La structuration patrimoniale représente un enjeu majeur pour les entrepreneurs et investisseurs souhaitant optimiser leur situation fiscale tout en préservant leur patrimoine. Face à la complexité croissante du droit fiscal français et aux défis de la transmission intergénérationnelle, l’utilisation combinée de l’EURL (Entreprise Unipersonnelle à Responsabilité Limitée), de la SCI (Société Civile Immobilière) et de la holding s’impose comme une solution stratégique incontournable. Ces trois structures juridiques, lorsqu’elles sont articulées de manière cohérente, permettent de créer un véritable écosystème patrimonial offrant protection, optimisation fiscale et souplesse de gestion. L’expertise en ingénierie patrimoniale devient ainsi essentielle pour naviguer entre les différents régimes fiscaux, les obligations comptables et les opportunités de transmission.

EURL : structure juridique et optimisation fiscale pour l’entrepreneur individuel

L’EURL constitue la forme unipersonnelle de la SARL, permettant à un entrepreneur unique de bénéficier des avantages d’une société tout en conservant un contrôle total sur sa structure. Cette forme juridique présente l’avantage majeur de limiter la responsabilité de l’associé unique au montant de ses apports, protégeant ainsi son patrimoine personnel des créanciers professionnels.

Capital social minimum et modalités de constitution en régime réel simplifié

La constitution d’une EURL ne requiert aucun capital social minimum légal, bien qu’un euro symbolique suffise théoriquement. Néanmoins, la pratique recommande un capital adapté à l’activité envisagée, généralement compris entre 1 000 et 10 000 euros pour crédibiliser la structure auprès des partenaires commerciaux et financiers. Les apports peuvent être effectués en numéraire, en nature ou en industrie, cette dernière modalité étant toutefois limitée dans le cadre d’une EURL. Le régime réel simplifié s’applique automatiquement aux EURL dont le chiffre d’affaires n’excède pas certains seuils : 188 700 euros pour les activités de vente et 77 700 euros pour les prestations de services en 2024.

Régime fiscal IR versus IS : analyse comparative des taux d’imposition

L’EURL bénéficie par défaut du régime fiscal de transparence, les bénéfices étant directement imposés entre les mains de l’associé unique selon le barème progressif de l’impôt sur le revenu.
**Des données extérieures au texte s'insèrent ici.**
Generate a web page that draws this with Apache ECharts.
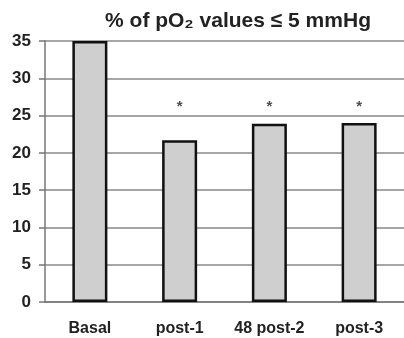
<!DOCTYPE html>
<html><head><meta charset="utf-8">
<script src="https://cdn.jsdelivr.net/npm/echarts@6/dist/echarts.min.js"></script>
<style>html,body{margin:0;padding:0;background:#fff}#c{width:404px;height:338px}</style>
</head><body><div id="c"></div>
<script>
var categories = ['Basal', 'post-1', '48 post-2', 'post-3'];
var values = [35, 21.7, 23.9, 24.0];
var starMarks = ['', '*', '*', '*'];
var starLevel = 26.6;
var yTicks = [0, 5, 10, 15, 20, 25, 30, 35];

var chart = echarts.init(document.getElementById('c'));
chart.setOption({
  animation: false,
  title: {
    text: '% of pO\u2082 values \u2264 5 mmHg',
    left: 233, textAlign: 'center', top: 6,
    textStyle: {fontFamily: 'Liberation Sans', fontWeight: 'bold', fontSize: 21, color: '#222'}
  },
  grid: {left: 45, right: 0, top: 41, bottom: 36},
  xAxis: {
    type: 'category', data: categories,
    axisLine: {lineStyle: {color: '#777', width: 1.5}},
    axisTick: {inside: true, length: 4, lineStyle: {color: '#555', width: 1.5}},
    axisLabel: {interval: 0, fontFamily: 'Liberation Sans', fontWeight: 'bold', fontSize: 16, color: '#222', margin: 19}
  },
  yAxis: {
    type: 'value', min: 0, max: 35, interval: 5,
    axisLine: {show: true, lineStyle: {color: '#777', width: 1.5}},
    axisTick: {show: true, length: 6, lineStyle: {color: '#777', width: 1.5}},
    splitLine: {lineStyle: {color: '#888', width: 1.5}},
    axisLabel: {fontFamily: 'Liberation Sans', fontWeight: 'bold', fontSize: 17, color: '#222', margin: 14,
      formatter: function (v) { return yTicks.indexOf(v) >= 0 ? String(v) : ''; }}
  },
  series: [{
    type: 'bar', data: values, barWidth: 35,
    itemStyle: {color: '#cfcfcf', borderColor: '#111', borderWidth: 2.5}
  }, {
    type: 'scatter', symbolSize: 1, itemStyle: {color: 'rgba(0,0,0,0)'},
    data: starMarks.map(function (s, i) { return s ? [i, starLevel] : null; }).filter(Boolean),
    label: {show: true, position: 'inside', formatter: '*', fontFamily: 'Liberation Sans', fontWeight: 'bold', fontSize: 15, color: '#222', offset: [0, 3]}
  }]
});
</script></body></html>
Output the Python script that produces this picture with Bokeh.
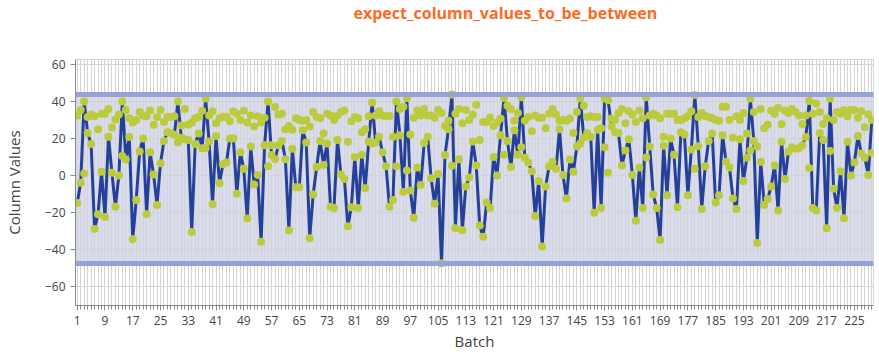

Cette transparence fiscale permet d’éviter la double imposition mais peut s’avérer pénalisante pour des bénéfices importants soumis aux tranches marginales élevées atteignant 45%. L’option pour l’impôt sur les sociétés devient attractive dès que les bénéfices dépassent environ 42 000 euros annuels, permettant de bénéficier du taux réduit de 15% jusqu’à 42 500 euros puis de 25% au-delà. Cette option stratégique nécessite une analyse fine de la situation patrimoniale globale et des projets de développement.

Protection du patrimoine personnel par la personnalité morale distincte

La personnalité morale distincte de l’EURL constitue un rempart efficace entre le patrimoine professionnel et personnel de l’entrepreneur. Cette séparation juridique limite les recours des créanciers professionnels aux seuls actifs sociaux, préservant ainsi la résidence principale, les placements personnels et autres biens privés. Toutefois, cette protection n’est pas absolue : les cautions personnelles consenties par le gérant, les fautes de gestion caractérisées ou les insuffisances d’actif peuvent conduire à une extension de responsabilité. La vigilance dans la gestion quotidienne et le respect des obligations légales demeurent essentiels pour maintenir cette protection patrimoniale.

Transformation en SARL : seuils de CA et procédure d’agrément des associés

La croissance de l’activité peut conduire à envisager une transformation de l’EURL en SARL pluripersonnelle. Cette évolution s’impose généralement lorsque le chiffre d’affaires dépasse les seuils du régime réel simplifié ou lors de l’entrée de nouveaux associés. La procédure de transformation requiert une décision de l’associé unique, la modification des statuts et le respect d’une procédure d’information des tiers. L’entrée de nouveaux associés peut être encadrée par des clauses d’agrément définies dans les statuts initiaux, permettant de conserver un contrôle sur la composition de l’actionnariat futur. Cette anticipation stratégique évite les conflits ultérieurs et préserve la cohésion du projet entrepreneurial.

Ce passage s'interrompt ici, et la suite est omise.